En Buenos Aires, el día está nublado y plomizo. Es uno de esos sábados grises y fríos que muchos usan para leer o ir al cine. Otros, como la escritora María Sonia Cristoff quizás se sentarán en un banco del zoológico. A buscar consuelo en el encierro ajeno. «No por el efecto de la contemplación, por cierto, más bien por el de la identificación», escribe Cristoff, en su libro Desubicados, que apareció hace algunos meses en la colección In Situ de la Editorial Sudamericana.
Para Cristoff, los zoológicos son el lugar adonde escapar de la tristeza infinita. Son «el antídoto contra la resaca existencial». Desubicados retrata puntos de encuentro entre la vida de las personas extranjeras en las ciudades y la de los animales de zoológico. El libro tiene historias, sentido del humor, recuerdos y viajes, apuntes sobre incomunicación y desamparo. Cuenta sobre distintos zoológicos argentinos y también sobre animales famosos en el mundo, como el león de Daktari y el mono Cholmondeley, un chimpancé que se escapó del zoo de Londres en 1951 y se tomó un colectivo. Un chimpancé que además, tomaba té y fumaba.
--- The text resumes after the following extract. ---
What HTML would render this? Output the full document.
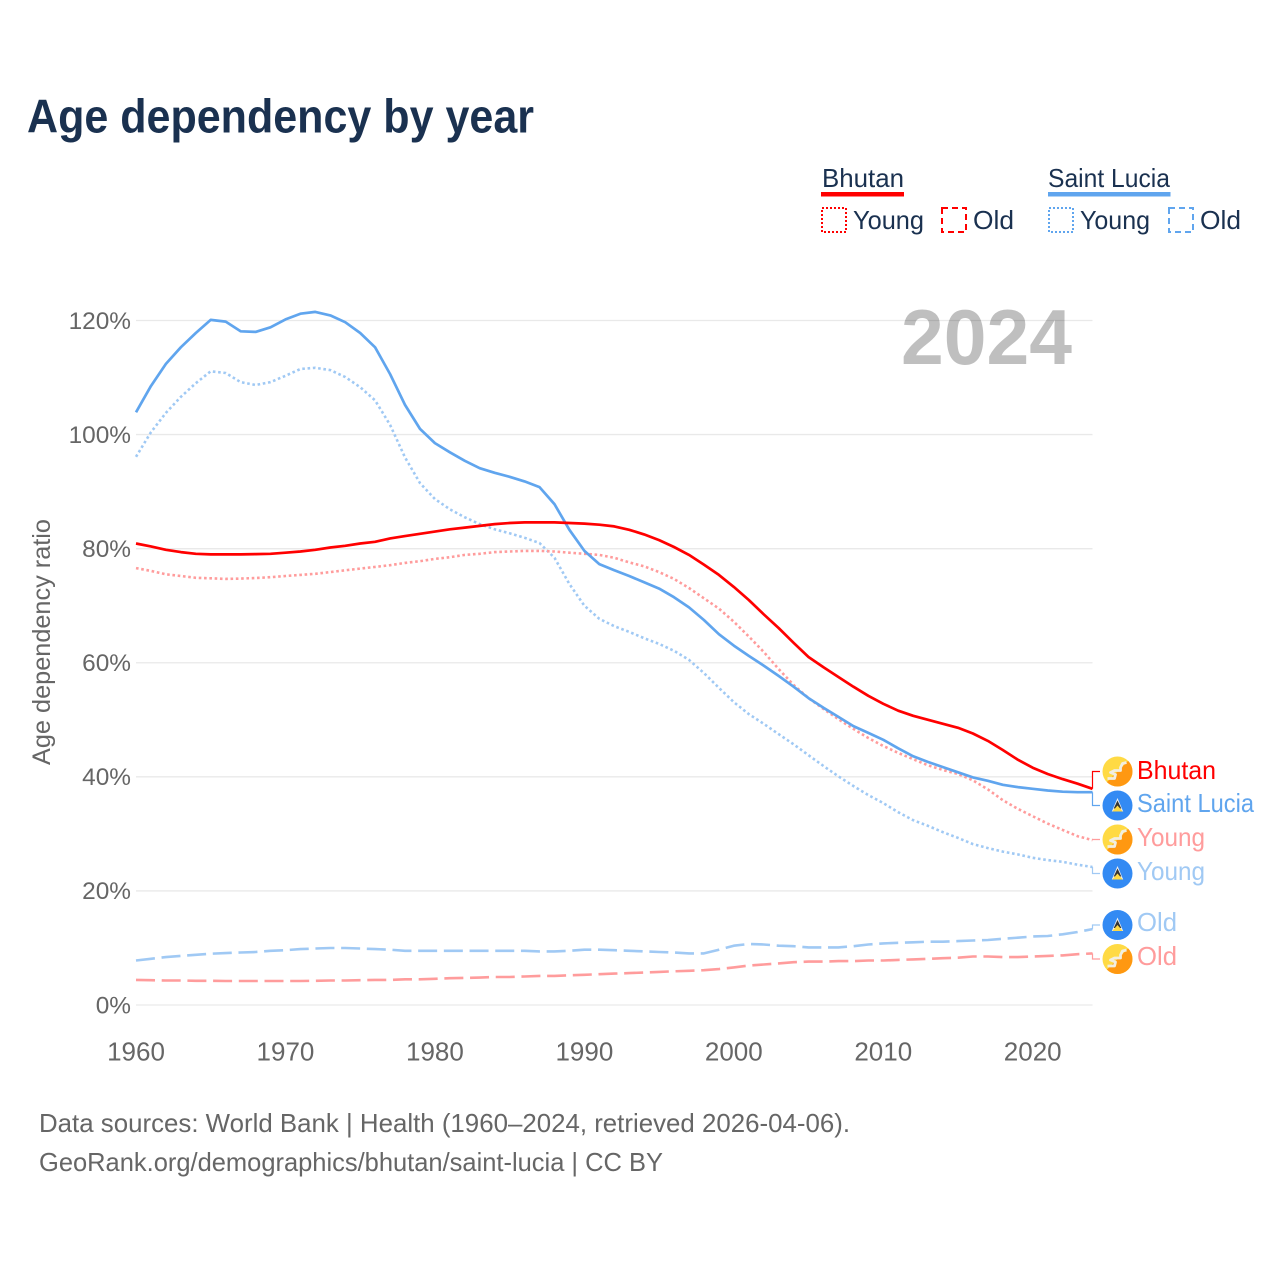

«Me despierto en uno de los bancos del zoológico. El que tengo más cerca es el de Buenos Aires: siempre vengo acá cuando veo que todo se desencaja y que no hay quien lo entienda. Los seres humanos me parecen remotos incomprensibles.» (…) «Me acurruco en un lugar entre las jaulas, como un bicho más, y mi ánimo se apacigua. Lo descubrí hace unos años, varios, a la salida de un teatro».
«Me desperezo y camino hasta el sector de los hipopótamos. (…) Durante el dos mil cinco, parece, murió el noventa y cinco por ciento de los hipopótamos que habitaban el Congo. La sola idea de que los hipopótamos desaparezcan del planeta me produce una oleada de vértigo; me pregunto cómo haría ahora para soportar mi propia vulnerabilidad y también la de ellos.» (…) «Uno de los hipopótamos me mira con una media sonrisa de esas que se les generan en las comisuras, como si se estuvieran riendo de un chiste privado. Lo que daría por estar ahí, flotando entre aguas barrosas, con la mandíbula apoyada en esos lomos tibios, riéndome de algún chiste privado. (…) Un hipopótamo que hay en otra pileta contigua, que vaya a saber por qué cosa no participa del trío, abre las fauces y queda así, boca al sol durante un buen rato. Aunque dicen “Darwin dice- que el gesto puede entenderse como una amenaza, a mí me contagia el bostezo.»
En Buenos Aires el día se está apagando, y sospecho que en el zoológico debe haber más de uno acurrucado en los bancos buscando consuelo, mientras los niños de vacaciones gritan felices porque descubrieron la altura de la jirafa.